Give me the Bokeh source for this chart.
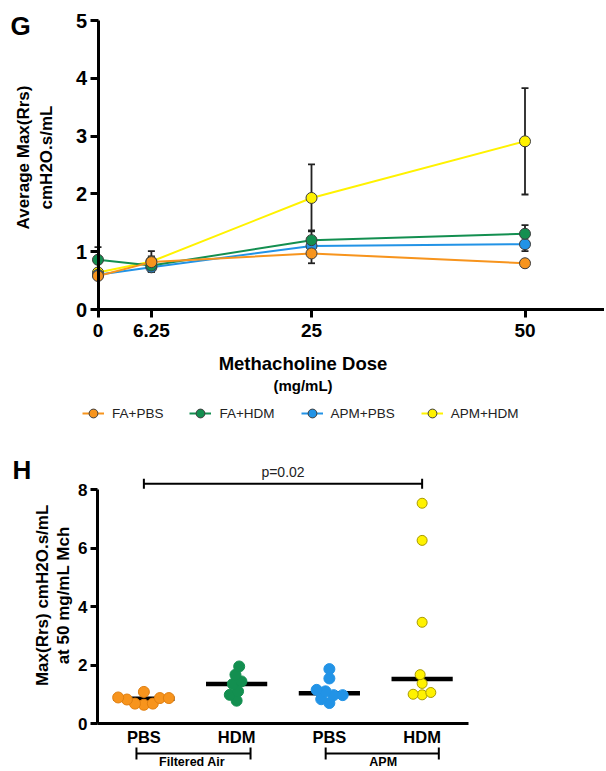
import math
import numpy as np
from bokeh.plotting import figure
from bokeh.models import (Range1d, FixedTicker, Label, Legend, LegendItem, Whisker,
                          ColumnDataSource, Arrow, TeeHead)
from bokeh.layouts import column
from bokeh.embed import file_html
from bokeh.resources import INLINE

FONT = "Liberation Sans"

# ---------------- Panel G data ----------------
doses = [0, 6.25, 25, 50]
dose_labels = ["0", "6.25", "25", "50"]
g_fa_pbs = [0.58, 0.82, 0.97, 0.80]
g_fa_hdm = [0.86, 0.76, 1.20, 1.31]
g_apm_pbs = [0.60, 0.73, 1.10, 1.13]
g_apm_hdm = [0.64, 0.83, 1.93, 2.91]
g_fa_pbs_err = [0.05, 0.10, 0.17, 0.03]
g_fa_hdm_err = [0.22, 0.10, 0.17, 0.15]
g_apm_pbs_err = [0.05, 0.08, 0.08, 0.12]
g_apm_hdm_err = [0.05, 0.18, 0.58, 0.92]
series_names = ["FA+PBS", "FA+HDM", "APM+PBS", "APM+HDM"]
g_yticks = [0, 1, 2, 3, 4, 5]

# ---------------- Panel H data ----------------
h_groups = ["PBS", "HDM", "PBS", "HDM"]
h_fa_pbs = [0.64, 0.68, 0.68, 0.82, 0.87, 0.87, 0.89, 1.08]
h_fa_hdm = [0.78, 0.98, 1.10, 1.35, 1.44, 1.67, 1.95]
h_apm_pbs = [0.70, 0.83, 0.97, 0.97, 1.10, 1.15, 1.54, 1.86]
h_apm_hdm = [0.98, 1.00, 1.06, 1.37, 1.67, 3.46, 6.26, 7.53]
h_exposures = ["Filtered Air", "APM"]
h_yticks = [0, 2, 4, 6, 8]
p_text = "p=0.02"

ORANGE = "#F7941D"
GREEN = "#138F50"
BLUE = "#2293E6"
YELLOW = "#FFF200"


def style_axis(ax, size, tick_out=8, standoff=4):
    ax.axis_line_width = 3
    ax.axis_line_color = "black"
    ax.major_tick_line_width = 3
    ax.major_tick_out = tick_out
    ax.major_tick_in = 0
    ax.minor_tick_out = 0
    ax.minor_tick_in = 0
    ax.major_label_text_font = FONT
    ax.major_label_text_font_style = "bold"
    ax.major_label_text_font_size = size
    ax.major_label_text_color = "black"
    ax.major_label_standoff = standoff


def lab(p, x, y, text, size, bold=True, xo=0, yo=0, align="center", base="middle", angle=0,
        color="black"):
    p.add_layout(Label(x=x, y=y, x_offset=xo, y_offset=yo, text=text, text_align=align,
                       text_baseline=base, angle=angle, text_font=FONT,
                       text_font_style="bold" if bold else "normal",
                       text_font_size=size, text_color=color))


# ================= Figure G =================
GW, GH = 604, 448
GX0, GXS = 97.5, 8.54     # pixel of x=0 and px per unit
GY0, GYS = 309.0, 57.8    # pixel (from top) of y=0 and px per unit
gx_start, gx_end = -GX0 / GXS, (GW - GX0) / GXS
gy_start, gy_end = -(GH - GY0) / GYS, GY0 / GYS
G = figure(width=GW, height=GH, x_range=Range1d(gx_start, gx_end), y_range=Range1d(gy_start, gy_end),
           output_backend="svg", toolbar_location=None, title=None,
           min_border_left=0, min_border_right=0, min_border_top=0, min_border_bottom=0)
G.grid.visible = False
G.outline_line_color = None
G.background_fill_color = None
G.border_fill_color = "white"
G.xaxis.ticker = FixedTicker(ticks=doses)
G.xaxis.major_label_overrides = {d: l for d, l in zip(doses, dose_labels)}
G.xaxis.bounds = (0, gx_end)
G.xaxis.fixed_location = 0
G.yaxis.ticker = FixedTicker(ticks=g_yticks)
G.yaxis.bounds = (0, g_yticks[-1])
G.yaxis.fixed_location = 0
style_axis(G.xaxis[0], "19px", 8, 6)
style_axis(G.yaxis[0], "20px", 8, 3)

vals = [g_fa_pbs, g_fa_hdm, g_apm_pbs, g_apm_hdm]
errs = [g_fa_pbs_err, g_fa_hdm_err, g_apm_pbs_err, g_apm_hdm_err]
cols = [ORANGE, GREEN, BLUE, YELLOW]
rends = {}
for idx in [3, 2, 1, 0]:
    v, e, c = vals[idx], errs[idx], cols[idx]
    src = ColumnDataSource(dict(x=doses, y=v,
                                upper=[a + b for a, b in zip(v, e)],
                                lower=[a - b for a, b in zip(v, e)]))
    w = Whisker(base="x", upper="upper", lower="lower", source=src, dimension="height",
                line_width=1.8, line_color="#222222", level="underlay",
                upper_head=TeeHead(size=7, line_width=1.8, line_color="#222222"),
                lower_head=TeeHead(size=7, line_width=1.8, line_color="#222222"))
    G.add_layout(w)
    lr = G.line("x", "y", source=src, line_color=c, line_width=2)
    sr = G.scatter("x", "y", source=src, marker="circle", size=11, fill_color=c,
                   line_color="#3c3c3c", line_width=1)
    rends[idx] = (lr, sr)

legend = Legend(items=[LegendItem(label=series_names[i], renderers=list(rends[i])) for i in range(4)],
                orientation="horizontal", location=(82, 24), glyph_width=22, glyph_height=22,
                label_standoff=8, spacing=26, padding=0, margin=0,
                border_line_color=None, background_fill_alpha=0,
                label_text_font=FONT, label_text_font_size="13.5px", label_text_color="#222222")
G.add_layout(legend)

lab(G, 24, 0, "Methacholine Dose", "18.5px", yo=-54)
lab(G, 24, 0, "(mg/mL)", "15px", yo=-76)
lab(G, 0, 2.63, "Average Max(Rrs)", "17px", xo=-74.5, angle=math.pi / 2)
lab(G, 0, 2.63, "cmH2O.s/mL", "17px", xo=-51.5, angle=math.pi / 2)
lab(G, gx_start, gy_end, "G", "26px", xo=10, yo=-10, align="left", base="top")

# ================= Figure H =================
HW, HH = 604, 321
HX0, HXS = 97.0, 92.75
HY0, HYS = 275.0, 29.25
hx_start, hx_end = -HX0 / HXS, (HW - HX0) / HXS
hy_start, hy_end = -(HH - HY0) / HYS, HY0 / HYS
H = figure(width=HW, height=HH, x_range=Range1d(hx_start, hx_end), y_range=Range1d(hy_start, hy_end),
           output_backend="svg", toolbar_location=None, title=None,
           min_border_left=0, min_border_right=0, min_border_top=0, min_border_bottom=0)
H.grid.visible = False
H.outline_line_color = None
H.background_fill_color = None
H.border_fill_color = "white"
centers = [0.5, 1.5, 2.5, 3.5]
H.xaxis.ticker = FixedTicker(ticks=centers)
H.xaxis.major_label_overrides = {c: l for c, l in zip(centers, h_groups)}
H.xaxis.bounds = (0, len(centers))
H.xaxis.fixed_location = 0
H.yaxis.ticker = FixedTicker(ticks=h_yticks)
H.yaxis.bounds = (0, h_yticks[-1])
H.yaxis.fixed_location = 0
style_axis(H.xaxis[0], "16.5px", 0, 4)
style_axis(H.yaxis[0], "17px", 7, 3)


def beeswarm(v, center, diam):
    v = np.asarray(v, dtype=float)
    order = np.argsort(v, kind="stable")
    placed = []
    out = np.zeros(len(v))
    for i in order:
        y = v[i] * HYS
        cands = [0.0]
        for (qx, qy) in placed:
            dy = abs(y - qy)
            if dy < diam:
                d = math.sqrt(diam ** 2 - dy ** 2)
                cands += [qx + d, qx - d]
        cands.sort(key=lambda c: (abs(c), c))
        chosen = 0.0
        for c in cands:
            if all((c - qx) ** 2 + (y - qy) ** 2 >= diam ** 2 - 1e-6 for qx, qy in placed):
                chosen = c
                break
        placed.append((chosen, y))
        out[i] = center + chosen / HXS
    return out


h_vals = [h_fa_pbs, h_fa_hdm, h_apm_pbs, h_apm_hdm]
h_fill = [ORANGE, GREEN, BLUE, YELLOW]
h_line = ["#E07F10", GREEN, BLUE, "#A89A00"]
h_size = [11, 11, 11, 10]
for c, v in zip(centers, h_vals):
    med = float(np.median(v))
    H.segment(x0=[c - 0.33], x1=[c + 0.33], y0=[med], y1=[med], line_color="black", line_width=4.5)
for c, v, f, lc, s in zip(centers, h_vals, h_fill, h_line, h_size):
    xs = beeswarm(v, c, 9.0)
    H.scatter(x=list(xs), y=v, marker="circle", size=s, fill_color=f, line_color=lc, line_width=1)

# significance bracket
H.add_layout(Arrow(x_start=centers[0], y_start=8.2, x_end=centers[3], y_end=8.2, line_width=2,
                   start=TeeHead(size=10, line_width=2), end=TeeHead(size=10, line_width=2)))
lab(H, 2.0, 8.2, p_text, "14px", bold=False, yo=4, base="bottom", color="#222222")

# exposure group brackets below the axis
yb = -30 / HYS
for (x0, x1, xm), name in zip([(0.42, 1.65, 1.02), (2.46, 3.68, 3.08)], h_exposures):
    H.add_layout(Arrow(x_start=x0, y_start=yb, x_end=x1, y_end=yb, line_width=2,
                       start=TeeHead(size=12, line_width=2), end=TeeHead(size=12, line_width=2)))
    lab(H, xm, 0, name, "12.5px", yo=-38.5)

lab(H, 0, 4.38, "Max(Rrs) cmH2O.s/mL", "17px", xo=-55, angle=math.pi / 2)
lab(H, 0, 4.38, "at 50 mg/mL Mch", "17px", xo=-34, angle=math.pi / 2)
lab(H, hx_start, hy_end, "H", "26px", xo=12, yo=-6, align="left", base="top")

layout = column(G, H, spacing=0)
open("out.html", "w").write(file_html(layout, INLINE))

## Set exercise
Repeat the listing above exactly from its first line to the line containing "ax.major_label_standoff = standoff", both included, and omit the pictures.

## Result
Give me the Bokeh source for this chart.
import math
import numpy as np
from bokeh.plotting import figure
from bokeh.models import (Range1d, FixedTicker, Label, Legend, LegendItem, Whisker,
                          ColumnDataSource, Arrow, TeeHead)
from bokeh.layouts import column
from bokeh.embed import file_html
from bokeh.resources import INLINE

FONT = "Liberation Sans"

# ---------------- Panel G data ----------------
doses = [0, 6.25, 25, 50]
dose_labels = ["0", "6.25", "25", "50"]
g_fa_pbs = [0.58, 0.82, 0.97, 0.80]
g_fa_hdm = [0.86, 0.76, 1.20, 1.31]
g_apm_pbs = [0.60, 0.73, 1.10, 1.13]
g_apm_hdm = [0.64, 0.83, 1.93, 2.91]
g_fa_pbs_err = [0.05, 0.10, 0.17, 0.03]
g_fa_hdm_err = [0.22, 0.10, 0.17, 0.15]
g_apm_pbs_err = [0.05, 0.08, 0.08, 0.12]
g_apm_hdm_err = [0.05, 0.18, 0.58, 0.92]
series_names = ["FA+PBS", "FA+HDM", "APM+PBS", "APM+HDM"]
g_yticks = [0, 1, 2, 3, 4, 5]

# ---------------- Panel H data ----------------
h_groups = ["PBS", "HDM", "PBS", "HDM"]
h_fa_pbs = [0.64, 0.68, 0.68, 0.82, 0.87, 0.87, 0.89, 1.08]
h_fa_hdm = [0.78, 0.98, 1.10, 1.35, 1.44, 1.67, 1.95]
h_apm_pbs = [0.70, 0.83, 0.97, 0.97, 1.10, 1.15, 1.54, 1.86]
h_apm_hdm = [0.98, 1.00, 1.06, 1.37, 1.67, 3.46, 6.26, 7.53]
h_exposures = ["Filtered Air", "APM"]
h_yticks = [0, 2, 4, 6, 8]
p_text = "p=0.02"

ORANGE = "#F7941D"
GREEN = "#138F50"
BLUE = "#2293E6"
YELLOW = "#FFF200"


def style_axis(ax, size, tick_out=8, standoff=4):
    ax.axis_line_width = 3
    ax.axis_line_color = "black"
    ax.major_tick_line_width = 3
    ax.major_tick_out = tick_out
    ax.major_tick_in = 0
    ax.minor_tick_out = 0
    ax.minor_tick_in = 0
    ax.major_label_text_font = FONT
    ax.major_label_text_font_style = "bold"
    ax.major_label_text_font_size = size
    ax.major_label_text_color = "black"
    ax.major_label_standoff = standoff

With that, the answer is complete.